An estimated 226,870 women will develop breast cancer in the year 2012, according to National Cancer institute. Risk factors for breast cancer include, gender, age and menstrual cycle along with certain genetic mutations. Previous research has shown that women with diabetes, especially after menopause, are at higher risk of breast cancer.

A new study shows how some of these risks may be reduced through diet and exercise.

"By using nutrient tracers for fat and sugar, we tracked where the body stored excess calories. In lean models, excess fat and glucose were taken up by the liver, mammary and skeletal tissues. In obese models, excess fat and glucose were taken up by tumors, fueling their growth," says Erin Giles, PhD, from the University of Colorado Cancer Center and the paper's lead author.

In other words, in normal-weight women, excess calories go to healthy tissues while in obese women, the calories power tumor cells. Giles said that menopause might be an opportunity for women to control their diet and control their risk of breast cancer through weight management.

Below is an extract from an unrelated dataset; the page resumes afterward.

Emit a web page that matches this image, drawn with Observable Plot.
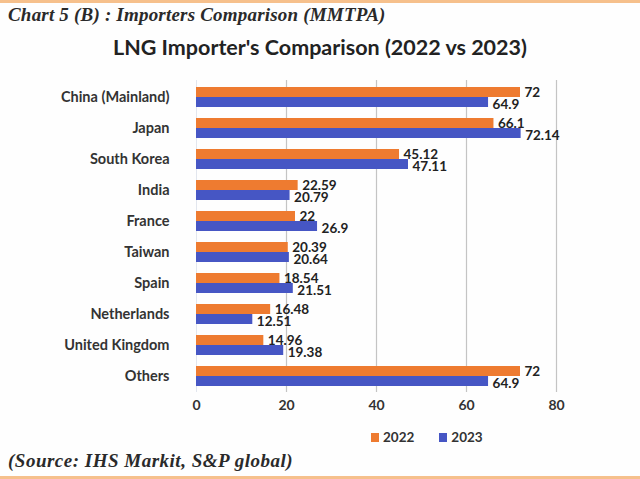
<!DOCTYPE html>
<html>
<head>
<meta charset="utf-8">
<script src="https://cdn.jsdelivr.net/npm/d3@7"></script>
<script src="https://cdn.jsdelivr.net/npm/@observablehq/plot@0.6"></script>
<style>
  html, body { margin: 0; padding: 0; }
  body { width: 640px; height: 479px; position: relative; overflow: hidden; background: #fefefe; font-family: Lato, "Open Sans", sans-serif; }
  .topline { position: absolute; left: 0; top: 0; width: 640px; height: 3px; background: #f6c08c; }
  .botline { position: absolute; left: 0; top: 476px; width: 640px; height: 3px; background: #f6c08c; }
  .title { position: absolute; left: 8px; top: 4px; font-family: "Liberation Serif", serif; font-weight: bold; font-style: italic; font-size: 19px; letter-spacing: 0.2px; color: #2a2a2a; white-space: nowrap; }
  .subtitle { position: absolute; left: 0; width: 640px; top: 34px; text-align: center; font-family: Lato, sans-serif; font-weight: bold; font-size: 21.5px; color: #222; white-space: nowrap; }
  #chart { position: absolute; left: 0; top: 70px; }
  .legend { position: absolute; left: 371px; top: 429px; font-family: Lato, sans-serif; font-weight: bold; font-size: 13.5px; color: #333; display: flex; align-items: center; }
  .legend span.sw { display: inline-block; width: 8px; height: 9px; margin-right: 4px; }
  .legend span.lab { margin-right: 25px; }
  .source { position: absolute; left: 8px; top: 450px; font-family: "Liberation Serif", serif; font-weight: bold; font-style: italic; font-size: 19px; letter-spacing: 0.5px; color: #2a2a2a; white-space: nowrap; }
</style>
</head>
<body>
<div class="topline"></div>
<div class="title">Chart 5 (B) : Importers Comparison (MMTPA)</div>
<div class="subtitle">LNG Importer's Comparison (2022 vs 2023)</div>
<div id="chart"></div>
<div class="legend">
  <span class="sw" style="background:#ee7b30"></span><span class="lab">2022</span>
  <span class="sw" style="background:#4656c4"></span><span>2023</span>
</div>
<div class="source">(Source: IHS Markit, S&amp;P global)</div>
<div class="botline"></div>
<script>
const countries = ["China (Mainland)", "Japan", "South Korea", "India", "France", "Taiwan", "Spain", "Netherlands", "United Kingdom", "Others"];
const values2022 = [72, 66.1, 45.12, 22.59, 22, 20.39, 18.54, 16.48, 14.96, 72];
const values2023 = [64.9, 72.14, 47.11, 20.79, 26.9, 20.64, 21.51, 12.51, 19.38, 64.9];
const xTicks = [0, 20, 40, 60, 80];
const colors = {"2022": "#ee7b30", "2023": "#4656c4"};

const d22 = countries.map((c, i) => ({country: c, value: values2022[i]}));
const d23 = countries.map((c, i) => ({country: c, value: values2023[i]}));

const chart = Plot.plot({
  width: 640,
  height: 350,
  marginTop: 10,
  marginBottom: 28,
  marginLeft: 196,
  marginRight: 84,
  style: {fontFamily: "Lato, sans-serif", fontSize: "13.5px", fontWeight: "bold", color: "#333", background: "transparent"},
  x: {domain: [0, 80], ticks: xTicks, grid: false, label: null},
  y: {domain: countries, paddingInner: 0.355, paddingOuter: 0.19, label: null},
  marks: [
    Plot.ruleX(xTicks.filter(t => t > 0), {stroke: "#c4c4c4", strokeWidth: 1.2}),
    Plot.ruleX([0], {stroke: "#e2e6ee", strokeWidth: 1}),
    Plot.barX(d22, {x: "value", y: "country", fill: colors["2022"], insetBottom: 10}),
    Plot.barX(d23, {x: "value", y: "country", fill: colors["2023"], insetTop: 10}),
    Plot.text(d22, {x: "value", y: "country", text: d => String(d.value), textAnchor: "start", dx: 4, dy: -4.5, fill: "#222", fontSize: 13.5, fontWeight: "bold"}),
    Plot.text(d23, {x: "value", y: "country", text: d => String(d.value), textAnchor: "start", dx: 4, dy: 7, fill: "#222", fontSize: 13.5, fontWeight: "bold"}),
    Plot.axisX({ticks: xTicks, tickSize: 0, tickPadding: 8, tickFormat: d => String(d), fontSize: 14, fontWeight: "bold", fill: "#333", label: null}),
    Plot.axisY({tickSize: 0, tickPadding: 27, fontSize: 14.5, fontWeight: "bold", fill: "#333", label: null})
  ]
});
document.getElementById("chart").appendChild(chart);
</script>
</body>
</html>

The study also showed that tumors present in obese animals had increased levels of the progesterone receptor that is associated with accelerated growth of the tumor.

Further, genetic analysis on human cancer cases also showed that breast cancer in obese women with progesterone receptor had the same metabolism rate.

"Basically, we saw an abnormal metabolic response to fat and sugar in the obese that, in many ways, mirrors the response to fat and sugar in Type II diabetes," Giles said.

Researchers then tested whether or not using a drug for type-2 diabetes treatment has any effects on breast cancer. Metformin is either used alone or with other medication in type-2 diabetes where the body doesn't use insulin normally. Previous studies have found that the drug is effective against ovarian cancer.

"With treatment, tumor size was dramatically decreased in the obese, and tumors showed reduced expression of the progesterone receptor," Giles says.

The research team found that weight gain around menopause was the most dangerous for women as it increased the risk of fast, aggressive type of breast cancer. They add that, although drugs are helpful, weight management and lifestyle changes may aid in reducing the risk of breast cancer.

The study is published in the journal Cancer Research.